Lipton wrote that it is LaTourette’s work as the head of MSP that has raised the possibility that he is engaged in illegal lobbying activity. MSP, Lipton reported, “lists as its members 52 House Republicans and three Senate Republicans — all centrists — and its bills are paid by corporations, lobbyists and other donors, who each pay dues of up to $25,000 a year, raising about $1.4 million, according to the organization’s chief operating officer.”

“By bankrolling the group and contributing money to an affiliated political action committee that donates money to the lawmakers who are members, corporations gain the right to help draft the Main Street Partnership’s position papers and to participate in events that feature sitting members of Congress,” Lipton wrote.

The list of corporate members is kept secret, but the companies that donate to the group’s political action committee, including General Electric and Dow Chemical, as well as Mr. LaTourette’s law firm, offer a hint. Under House ethics rules and federal criminal law, former lawmakers are prohibited for one year from communicating with members of Congress ‘with intent to influence official action on behalf of anyone else,’ even if they are doing so on behalf of a nonprofit group, like the Main Street Partnership.

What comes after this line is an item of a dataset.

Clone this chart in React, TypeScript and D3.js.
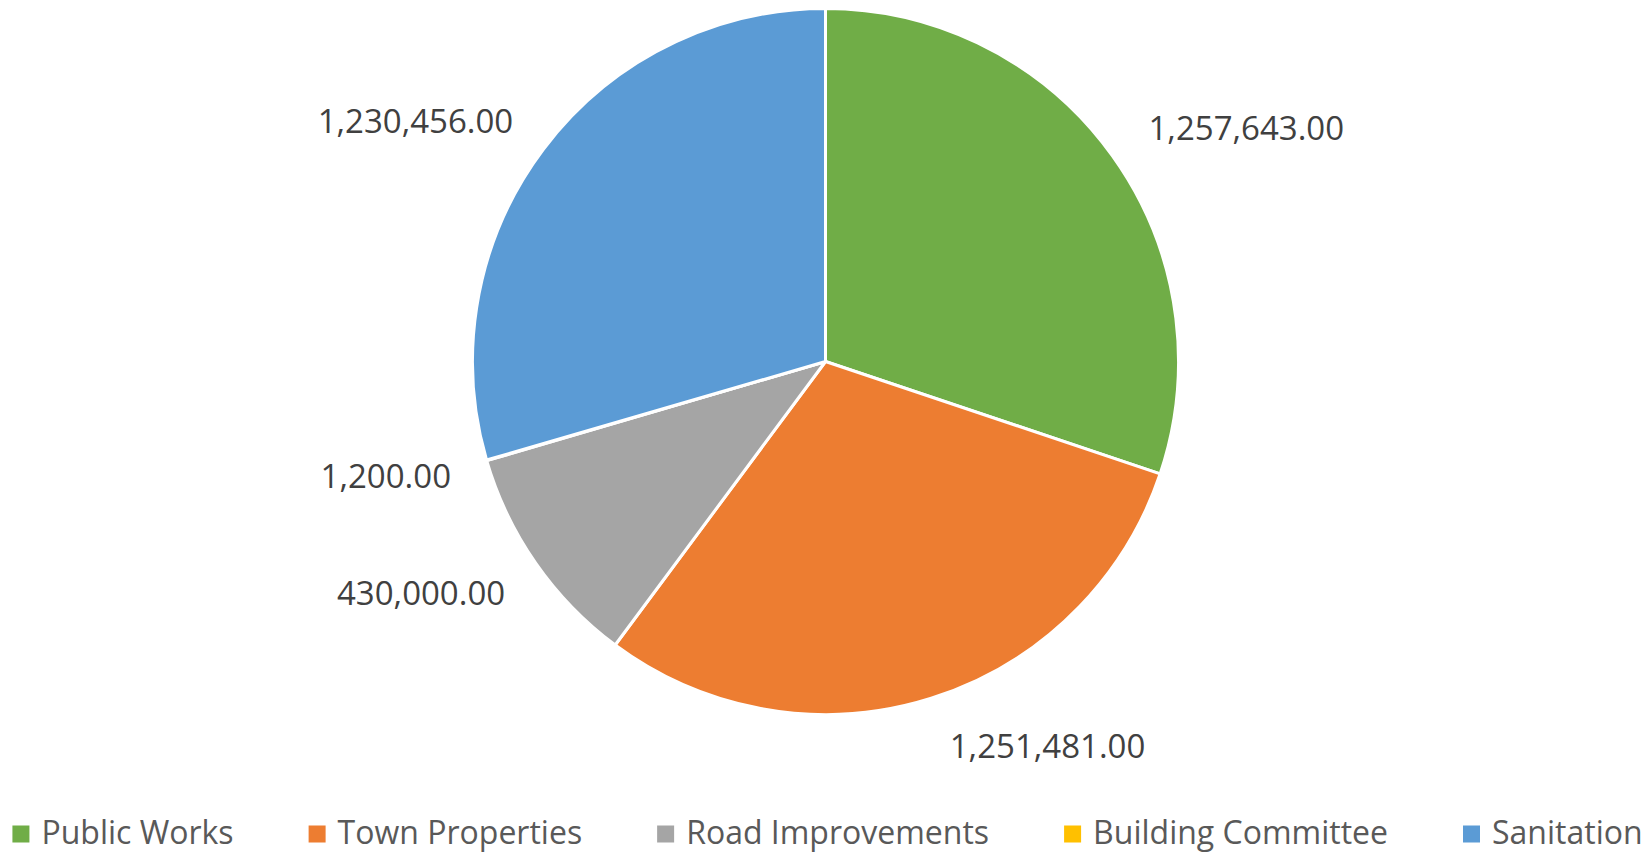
import React, { useEffect, useRef } from "react";
import * as d3 from "d3";

const categories = ["Public Works", "Town Properties", "Road Improvements", "Building Committee", "Sanitation"];
const values = [1257643, 1251481, 430000, 1200, 1230456];
const colors = ["#70AD47", "#ED7D31", "#A5A5A5", "#FFC000", "#5B9BD5"];

const W = 1652;
const H = 859;
const FONT = "'Open Sans', 'Noto Sans', sans-serif";

export default function App() {
  const ref = useRef<SVGSVGElement | null>(null);

  useEffect(() => {
    const svg = d3.select(ref.current);
    svg.selectAll("*").remove();

    const cx = 825.5;
    const cy = 361.5;
    const r = 353;
    const labelR = 388;
    const capH = 24;

    const data = categories.map((c, i) => ({ name: c, value: values[i], color: colors[i] }));
    const pie = d3.pie<any>().value((d: any) => d.value).sort(null);
    const arcs = pie(data);
    const arc = d3.arc<any>().innerRadius(0).outerRadius(r);

    const g = svg.append("g").attr("transform", `translate(${cx},${cy})`);
    g.selectAll("path")
      .data(arcs)
      .join("path")
      .attr("d", arc as any)
      .attr("fill", (d: any) => d.data.color)
      .attr("stroke", "#fff")
      .attr("stroke-width", 3)
      .attr("stroke-linejoin", "round");

    const fmt = d3.format(",.2f");
    arcs.forEach((a: any) => {
      const mid = (a.startAngle + a.endAngle) / 2;
      const s = Math.sin(mid);
      const c = Math.cos(mid);
      const ax = cx + labelR * s;
      const ay = cy - labelR * c;
      const top = ay - (capH / 2) * (1 + c) + (c < 0 ? 3 : 0);
      svg
        .append("text")
        .attr("x", s >= 0 ? ax + 8 : ax - 2)
        .attr("y", top + capH)
        .attr("text-anchor", s >= 0 ? "start" : "end")
        .attr("font-family", FONT)
        .attr("font-size", 33)
        .attr("fill", "#404040")
        .text(fmt(a.data.value));
    });

    // legend
    const lg = svg.append("g");
    const items = data.map((d) => {
      const item = lg.append("g");
      item.append("rect").attr("width", 17).attr("height", 17).attr("y", 825.5).attr("fill", d.color);
      const t = item
        .append("text")
        .attr("x", 29)
        .attr("y", 843.5)
        .attr("font-family", FONT)
        .attr("font-size", 32)
        .attr("fill", "#595959")
        .text(d.name);
      const tw = (t.node() as SVGTextElement).getComputedTextLength();
      return { item, w: 29 + tw };
    });
    const gap = 75;
    const total = items.reduce((s, it) => s + it.w, 0) + gap * (items.length - 1);
    let x = 827.5 - total / 2;
    items.forEach((it) => {
      it.item.attr("transform", `translate(${x},0)`);
      x += it.w + gap;
    });
  }, []);

  return (
    <svg
      ref={ref}
      width={W}
      height={H}
      style={{ position: "absolute", left: 0, top: 0, background: "#fff" }}
    />
  );
}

Lipton reported, however, that LaTourette has engaged in several events over the course of the year since he left Congress that involved interaction with sitting members of Congress. Those events were highlighted on LaTourette’s group’s own website.

For instance, Lipton noted that in February 2013 LaTourette participated in an event and “sat next to” Reps. Charlie Dent (R-PA) and Richard Hanna (R-NY) at the Capitol Hill Club, where they introduced a report detailing how to cut the corporate tax rate by cutting Medicare, Medicaid, and Social Security spending. 

“The event featuring Mr. LaTourette included newspaper reporters, so it was not a traditional meeting between a lobbyist and lawmakers,” Lipton wrote. “Mr. Dent and Mr. Hanna are also members of the Main Street group. Mr. LaTourette said he was not violating the one-year ban, because in his encounters with current members of Congress, ‘there is never any contact that seeks to influence official action.’”

Other events LaTourette attended include a June MSP-sponsored dinner featuring House Speaker John Boehner and “dozens of other members of Congress.”

Lipton quoted Kenneth Gross, former head of enforcement at the Federal Election Commission (FEC), who said that LaTourette could have violated the lobbying ban. “We advise against any interfacing on substance with sitting congressmen and staff,” Gross, said. 

Gross and three other “prominent Washington ethics lawyers” reviewed the evidence of LaTourette’s engagement with House members, Lipton wrote. “All four said they found them troubling.”

But LaTourette spokesman Chris Barron, who works for MSP, said that LaTourette did not violate the rules in the many events in which he participated throughout 2013 featuring current members of Congress. “Former members talk to each other and see lawmakers all the time,” Barron said. “There is not some giant cone of silence.”

“Mr. LaTourette is permitted under the ethics rules to participate in political events that bring him into contact with current members of Congress,” Lipton also wrote.

Conversely, FreedomWorks’ Tom Borelli told the Times that LaTourette’s activities represent a “sophisticated get-rich-quick scheme.” 

“This is not about some high-minded political ideas,” Borelli claimed.

LaTourette did acknowledge that his position at MSP has helped him get lucrative clients at his lobbying outfit but says he did not intend for it to be that way. “It isn’t bad for business,” LaTourette told the Times. “But it is not by design.”

LaTourette aggressively attacked the Tea Party movement, both while he was in Congress and since he resigned to take the position at MSP about a year ago. During an appearance on CNN’s Crossfire opposite conservative Larry Elder, for instance, LaTourette said Republicans should be open to increasing Americans’ taxes. “Republicans can win the game if they act like Republicans,” LaTourette said while arguing for higher taxes, which he first tried to spin as “revenue” increases before admitting under pressure from Elder that they were, in fact, tax increases.